Common mistakes that make sensitivity tables useless

A sensitivity table is only as useful as its range is honest. These are the specific ways they get corrupted:

• Ranges that are too narrow. A WACC range of ±25bps is not stress-testing — it's illustrating rounding error. If all 25 cells in your table show values within 5% of each other, you've built a table that confirms your point estimate with extra steps. The range should be wide enough that the cells in opposite corners tell genuinely different stories about the investment.
• Anchoring both variables on consensus. If your base WACC comes from a sell-side model and your base TGR comes from the same model's assumptions, your sensitivity table is a perturbation around consensus — not an independent view. The range will look like due diligence while actually validating whatever the street already thinks. Build your own base first, then range around it.
• Ignoring operating leverage. A sensitivity table that moves WACC and TGR while holding FCF margins fixed understates true variance for businesses with high operating leverage. If a company converts 8% of revenue to FCF at current volumes but covering fixed costs requires 65% capacity utilization, a revenue miss doesn't miss the FCF estimate by the same percentage — it misses by more. The table you build should account for that asymmetry, or at least note that margin assumptions are themselves uncertain.
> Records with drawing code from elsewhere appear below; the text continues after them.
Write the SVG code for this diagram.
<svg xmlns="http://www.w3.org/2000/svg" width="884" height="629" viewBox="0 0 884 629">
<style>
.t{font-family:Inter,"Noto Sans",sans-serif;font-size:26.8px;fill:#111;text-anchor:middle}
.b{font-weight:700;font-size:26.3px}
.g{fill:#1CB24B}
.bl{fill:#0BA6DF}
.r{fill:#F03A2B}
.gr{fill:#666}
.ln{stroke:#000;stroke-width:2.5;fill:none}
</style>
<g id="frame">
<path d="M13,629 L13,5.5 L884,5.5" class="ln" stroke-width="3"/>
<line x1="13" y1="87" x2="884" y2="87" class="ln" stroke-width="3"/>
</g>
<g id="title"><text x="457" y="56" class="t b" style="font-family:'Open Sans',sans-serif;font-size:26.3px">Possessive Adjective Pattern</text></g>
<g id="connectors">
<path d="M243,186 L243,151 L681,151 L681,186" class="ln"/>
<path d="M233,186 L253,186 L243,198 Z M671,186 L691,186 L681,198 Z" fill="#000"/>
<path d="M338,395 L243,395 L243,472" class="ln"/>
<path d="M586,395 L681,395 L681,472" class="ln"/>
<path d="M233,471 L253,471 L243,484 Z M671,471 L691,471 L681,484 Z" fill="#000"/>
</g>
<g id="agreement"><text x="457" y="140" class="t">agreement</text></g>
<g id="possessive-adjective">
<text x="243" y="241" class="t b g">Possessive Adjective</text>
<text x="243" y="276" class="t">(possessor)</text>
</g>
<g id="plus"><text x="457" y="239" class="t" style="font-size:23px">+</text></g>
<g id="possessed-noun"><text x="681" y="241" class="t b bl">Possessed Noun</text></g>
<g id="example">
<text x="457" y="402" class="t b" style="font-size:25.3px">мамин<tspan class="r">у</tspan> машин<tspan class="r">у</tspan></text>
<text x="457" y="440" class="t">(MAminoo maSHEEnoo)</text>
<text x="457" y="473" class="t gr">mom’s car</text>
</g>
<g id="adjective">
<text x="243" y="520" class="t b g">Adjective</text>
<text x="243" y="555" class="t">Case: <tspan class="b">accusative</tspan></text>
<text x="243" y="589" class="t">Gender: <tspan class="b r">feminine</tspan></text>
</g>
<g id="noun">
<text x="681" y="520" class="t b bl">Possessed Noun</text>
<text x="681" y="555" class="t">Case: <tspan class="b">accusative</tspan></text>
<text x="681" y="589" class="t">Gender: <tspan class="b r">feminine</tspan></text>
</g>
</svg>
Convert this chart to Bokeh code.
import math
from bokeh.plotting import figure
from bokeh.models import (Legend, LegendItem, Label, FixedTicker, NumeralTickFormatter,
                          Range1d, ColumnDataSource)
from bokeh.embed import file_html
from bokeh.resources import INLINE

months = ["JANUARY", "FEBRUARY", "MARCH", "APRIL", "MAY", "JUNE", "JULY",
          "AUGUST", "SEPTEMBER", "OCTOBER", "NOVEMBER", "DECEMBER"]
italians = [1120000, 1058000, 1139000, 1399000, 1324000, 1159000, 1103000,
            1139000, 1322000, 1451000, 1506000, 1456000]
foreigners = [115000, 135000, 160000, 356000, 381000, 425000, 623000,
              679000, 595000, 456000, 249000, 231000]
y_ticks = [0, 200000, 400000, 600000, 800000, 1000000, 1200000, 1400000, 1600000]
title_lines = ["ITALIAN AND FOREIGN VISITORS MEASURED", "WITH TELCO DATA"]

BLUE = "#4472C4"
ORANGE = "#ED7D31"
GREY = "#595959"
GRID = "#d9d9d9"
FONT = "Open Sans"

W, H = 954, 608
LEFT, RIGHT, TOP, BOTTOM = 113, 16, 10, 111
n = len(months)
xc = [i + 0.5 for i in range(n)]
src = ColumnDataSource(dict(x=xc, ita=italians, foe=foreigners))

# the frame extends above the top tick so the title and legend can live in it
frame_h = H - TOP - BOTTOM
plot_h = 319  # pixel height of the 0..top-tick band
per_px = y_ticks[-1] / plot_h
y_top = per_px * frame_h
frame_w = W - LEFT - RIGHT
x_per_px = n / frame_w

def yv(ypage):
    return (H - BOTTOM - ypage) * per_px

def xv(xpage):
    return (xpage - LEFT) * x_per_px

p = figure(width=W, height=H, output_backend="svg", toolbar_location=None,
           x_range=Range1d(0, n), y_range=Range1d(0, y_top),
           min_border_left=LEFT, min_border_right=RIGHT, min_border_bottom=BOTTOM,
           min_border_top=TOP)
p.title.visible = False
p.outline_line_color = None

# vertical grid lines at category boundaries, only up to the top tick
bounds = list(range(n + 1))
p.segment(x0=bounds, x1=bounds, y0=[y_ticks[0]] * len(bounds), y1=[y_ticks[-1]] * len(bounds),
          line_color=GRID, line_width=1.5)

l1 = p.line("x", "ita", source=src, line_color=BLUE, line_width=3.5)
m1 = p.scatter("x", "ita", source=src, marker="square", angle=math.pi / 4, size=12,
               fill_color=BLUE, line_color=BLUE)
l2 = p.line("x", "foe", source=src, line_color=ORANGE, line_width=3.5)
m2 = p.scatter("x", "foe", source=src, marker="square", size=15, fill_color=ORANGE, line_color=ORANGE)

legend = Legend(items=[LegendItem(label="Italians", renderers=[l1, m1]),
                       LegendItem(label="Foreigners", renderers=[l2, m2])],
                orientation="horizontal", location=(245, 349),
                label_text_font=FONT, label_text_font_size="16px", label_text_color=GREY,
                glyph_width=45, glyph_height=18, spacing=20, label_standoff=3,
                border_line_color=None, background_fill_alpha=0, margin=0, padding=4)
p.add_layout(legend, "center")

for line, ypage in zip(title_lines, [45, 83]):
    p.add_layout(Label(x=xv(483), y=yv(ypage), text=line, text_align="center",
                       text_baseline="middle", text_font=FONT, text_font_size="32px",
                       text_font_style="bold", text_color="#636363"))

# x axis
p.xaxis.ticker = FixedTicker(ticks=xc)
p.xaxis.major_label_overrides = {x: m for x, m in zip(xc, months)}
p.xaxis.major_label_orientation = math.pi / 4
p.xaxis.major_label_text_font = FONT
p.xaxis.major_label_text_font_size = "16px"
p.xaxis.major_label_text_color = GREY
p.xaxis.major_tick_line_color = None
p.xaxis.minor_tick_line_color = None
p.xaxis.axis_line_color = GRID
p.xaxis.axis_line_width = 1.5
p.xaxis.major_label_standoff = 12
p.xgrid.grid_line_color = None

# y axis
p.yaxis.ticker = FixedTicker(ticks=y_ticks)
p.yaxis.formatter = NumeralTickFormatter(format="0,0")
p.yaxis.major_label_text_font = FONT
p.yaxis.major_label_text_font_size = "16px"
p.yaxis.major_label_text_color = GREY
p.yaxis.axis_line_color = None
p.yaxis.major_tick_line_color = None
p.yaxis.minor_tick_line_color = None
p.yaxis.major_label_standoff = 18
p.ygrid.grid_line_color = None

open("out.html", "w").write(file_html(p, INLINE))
• TGR above nominal GDP without justification. Using 4% or 5% terminal growth in a table centered on a mature business isn't stress-testing upside — it's assuming the company eventually outgrows the economy it operates in. If those cells show attractive values, they're not telling you the stock is cheap. They're telling you that heroic assumptions are required to make it look cheap. Label them accordingly.
• Not reading the table alongside the business cycle. A sensitivity table built at the peak of a cycle — when current FCF is the highest it's ever been — will systematically overstate value if you're projecting from that peak. The base FCF that flows into your terminal value calculation should be normalized, not cyclical peak. This applies especially to commodity-linked businesses, semiconductors, and anything tied to housing or consumer durables.
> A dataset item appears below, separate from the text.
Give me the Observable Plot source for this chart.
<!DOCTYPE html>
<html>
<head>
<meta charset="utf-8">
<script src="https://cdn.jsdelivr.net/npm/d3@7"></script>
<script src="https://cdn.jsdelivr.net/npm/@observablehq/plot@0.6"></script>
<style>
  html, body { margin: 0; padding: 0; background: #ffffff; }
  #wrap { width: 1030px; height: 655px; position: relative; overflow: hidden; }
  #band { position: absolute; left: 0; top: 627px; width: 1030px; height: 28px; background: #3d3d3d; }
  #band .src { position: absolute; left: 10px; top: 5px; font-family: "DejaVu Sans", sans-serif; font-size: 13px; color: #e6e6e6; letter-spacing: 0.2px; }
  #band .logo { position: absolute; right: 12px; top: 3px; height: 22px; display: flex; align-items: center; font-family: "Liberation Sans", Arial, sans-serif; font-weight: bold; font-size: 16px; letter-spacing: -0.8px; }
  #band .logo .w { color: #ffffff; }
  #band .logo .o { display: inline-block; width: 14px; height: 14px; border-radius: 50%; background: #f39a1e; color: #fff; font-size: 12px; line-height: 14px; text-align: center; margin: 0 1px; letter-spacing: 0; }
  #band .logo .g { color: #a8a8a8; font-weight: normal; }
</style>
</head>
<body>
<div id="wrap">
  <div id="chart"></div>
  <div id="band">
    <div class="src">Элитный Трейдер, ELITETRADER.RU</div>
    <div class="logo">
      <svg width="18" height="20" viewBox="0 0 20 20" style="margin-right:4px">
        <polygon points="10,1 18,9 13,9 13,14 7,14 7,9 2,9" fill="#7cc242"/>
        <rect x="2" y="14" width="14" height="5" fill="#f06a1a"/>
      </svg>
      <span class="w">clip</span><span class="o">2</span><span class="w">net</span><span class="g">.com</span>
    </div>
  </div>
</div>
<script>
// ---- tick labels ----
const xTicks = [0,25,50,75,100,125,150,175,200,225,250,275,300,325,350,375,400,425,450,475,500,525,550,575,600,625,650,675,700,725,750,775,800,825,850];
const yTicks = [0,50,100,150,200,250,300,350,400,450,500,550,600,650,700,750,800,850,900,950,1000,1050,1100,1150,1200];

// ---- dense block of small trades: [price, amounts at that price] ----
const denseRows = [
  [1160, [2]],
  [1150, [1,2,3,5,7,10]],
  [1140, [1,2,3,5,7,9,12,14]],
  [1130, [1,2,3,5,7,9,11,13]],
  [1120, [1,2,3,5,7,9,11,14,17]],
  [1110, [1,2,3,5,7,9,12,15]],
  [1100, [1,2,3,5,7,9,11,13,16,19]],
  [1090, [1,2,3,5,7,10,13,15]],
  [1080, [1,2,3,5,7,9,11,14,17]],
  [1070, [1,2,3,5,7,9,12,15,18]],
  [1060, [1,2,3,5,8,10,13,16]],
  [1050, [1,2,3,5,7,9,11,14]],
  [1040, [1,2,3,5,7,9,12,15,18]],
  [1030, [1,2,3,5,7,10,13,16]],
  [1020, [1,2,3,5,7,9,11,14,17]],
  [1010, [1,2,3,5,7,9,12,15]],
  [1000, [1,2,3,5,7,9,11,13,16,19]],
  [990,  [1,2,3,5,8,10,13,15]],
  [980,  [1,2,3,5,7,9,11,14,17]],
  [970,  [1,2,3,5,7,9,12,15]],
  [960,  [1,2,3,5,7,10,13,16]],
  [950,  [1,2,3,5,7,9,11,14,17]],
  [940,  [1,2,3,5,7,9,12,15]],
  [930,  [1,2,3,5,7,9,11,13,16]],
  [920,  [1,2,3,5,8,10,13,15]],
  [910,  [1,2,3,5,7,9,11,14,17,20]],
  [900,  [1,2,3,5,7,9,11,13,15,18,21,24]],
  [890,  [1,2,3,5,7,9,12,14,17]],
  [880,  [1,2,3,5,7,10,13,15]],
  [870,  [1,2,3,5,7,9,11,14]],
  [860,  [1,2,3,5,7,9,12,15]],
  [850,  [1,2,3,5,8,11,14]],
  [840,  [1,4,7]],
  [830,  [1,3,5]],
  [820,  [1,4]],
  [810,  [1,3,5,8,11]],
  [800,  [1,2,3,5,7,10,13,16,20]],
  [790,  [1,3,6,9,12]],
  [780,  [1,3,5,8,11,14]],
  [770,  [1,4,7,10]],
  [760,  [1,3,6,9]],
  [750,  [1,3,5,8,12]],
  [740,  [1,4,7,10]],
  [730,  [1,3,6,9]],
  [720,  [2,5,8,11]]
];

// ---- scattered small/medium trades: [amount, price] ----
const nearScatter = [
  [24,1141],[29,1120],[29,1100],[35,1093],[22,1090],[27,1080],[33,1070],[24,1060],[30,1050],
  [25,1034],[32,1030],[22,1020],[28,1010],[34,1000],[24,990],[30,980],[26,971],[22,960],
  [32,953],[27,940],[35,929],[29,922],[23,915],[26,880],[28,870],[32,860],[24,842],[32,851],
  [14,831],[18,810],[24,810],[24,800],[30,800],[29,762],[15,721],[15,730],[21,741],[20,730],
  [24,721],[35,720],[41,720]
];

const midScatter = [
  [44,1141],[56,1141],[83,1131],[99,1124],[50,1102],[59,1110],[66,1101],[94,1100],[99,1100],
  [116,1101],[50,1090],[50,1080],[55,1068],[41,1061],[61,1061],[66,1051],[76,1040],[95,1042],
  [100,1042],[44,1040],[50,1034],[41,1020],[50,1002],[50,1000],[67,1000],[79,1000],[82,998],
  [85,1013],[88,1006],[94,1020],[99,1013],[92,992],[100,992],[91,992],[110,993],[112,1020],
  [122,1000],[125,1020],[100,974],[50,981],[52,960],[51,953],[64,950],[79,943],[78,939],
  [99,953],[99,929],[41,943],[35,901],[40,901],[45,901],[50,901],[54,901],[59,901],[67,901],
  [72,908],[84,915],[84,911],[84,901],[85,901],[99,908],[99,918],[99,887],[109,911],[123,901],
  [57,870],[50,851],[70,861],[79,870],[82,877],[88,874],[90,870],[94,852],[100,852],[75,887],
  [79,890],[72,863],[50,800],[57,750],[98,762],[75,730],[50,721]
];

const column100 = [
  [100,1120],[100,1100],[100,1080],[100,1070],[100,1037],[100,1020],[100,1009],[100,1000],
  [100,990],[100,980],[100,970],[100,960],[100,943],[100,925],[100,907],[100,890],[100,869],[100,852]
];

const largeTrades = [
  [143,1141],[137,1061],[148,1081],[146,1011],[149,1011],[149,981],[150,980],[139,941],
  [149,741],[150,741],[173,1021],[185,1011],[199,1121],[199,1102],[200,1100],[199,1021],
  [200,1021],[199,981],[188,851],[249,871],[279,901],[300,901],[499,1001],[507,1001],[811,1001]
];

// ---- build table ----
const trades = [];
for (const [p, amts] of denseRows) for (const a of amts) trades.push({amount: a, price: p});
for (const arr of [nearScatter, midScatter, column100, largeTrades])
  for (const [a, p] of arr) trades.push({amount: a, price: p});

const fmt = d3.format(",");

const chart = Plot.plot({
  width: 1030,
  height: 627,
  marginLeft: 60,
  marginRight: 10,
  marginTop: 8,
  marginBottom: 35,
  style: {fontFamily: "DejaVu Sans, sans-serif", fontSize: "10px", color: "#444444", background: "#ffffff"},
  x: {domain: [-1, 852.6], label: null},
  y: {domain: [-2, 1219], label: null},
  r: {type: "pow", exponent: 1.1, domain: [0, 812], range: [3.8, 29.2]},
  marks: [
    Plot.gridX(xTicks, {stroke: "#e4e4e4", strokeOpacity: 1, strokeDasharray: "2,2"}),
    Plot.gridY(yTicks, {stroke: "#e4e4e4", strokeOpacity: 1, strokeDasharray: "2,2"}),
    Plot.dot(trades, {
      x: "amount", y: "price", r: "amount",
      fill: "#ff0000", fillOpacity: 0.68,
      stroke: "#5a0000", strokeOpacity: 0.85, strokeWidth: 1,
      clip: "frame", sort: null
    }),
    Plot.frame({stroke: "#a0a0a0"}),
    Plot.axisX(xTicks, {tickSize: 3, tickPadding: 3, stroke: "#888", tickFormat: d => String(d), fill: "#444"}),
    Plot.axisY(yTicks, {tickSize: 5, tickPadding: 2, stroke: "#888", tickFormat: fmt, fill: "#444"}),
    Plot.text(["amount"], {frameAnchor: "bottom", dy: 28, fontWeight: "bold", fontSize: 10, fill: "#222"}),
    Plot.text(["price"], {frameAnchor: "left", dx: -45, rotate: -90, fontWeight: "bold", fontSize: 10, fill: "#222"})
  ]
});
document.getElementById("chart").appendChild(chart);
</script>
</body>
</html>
Each of these mistakes produces the same bad outcome in a different way: a table that looks rigorous but doesn't actually test anything. The tell is a sensitivity table where no cell produces a value that would change your conclusion. If every cell says "buy" regardless of the WACC and TGR combo, either the stock is genuinely cheap across a realistic range of assumptions — or the range isn't realistic.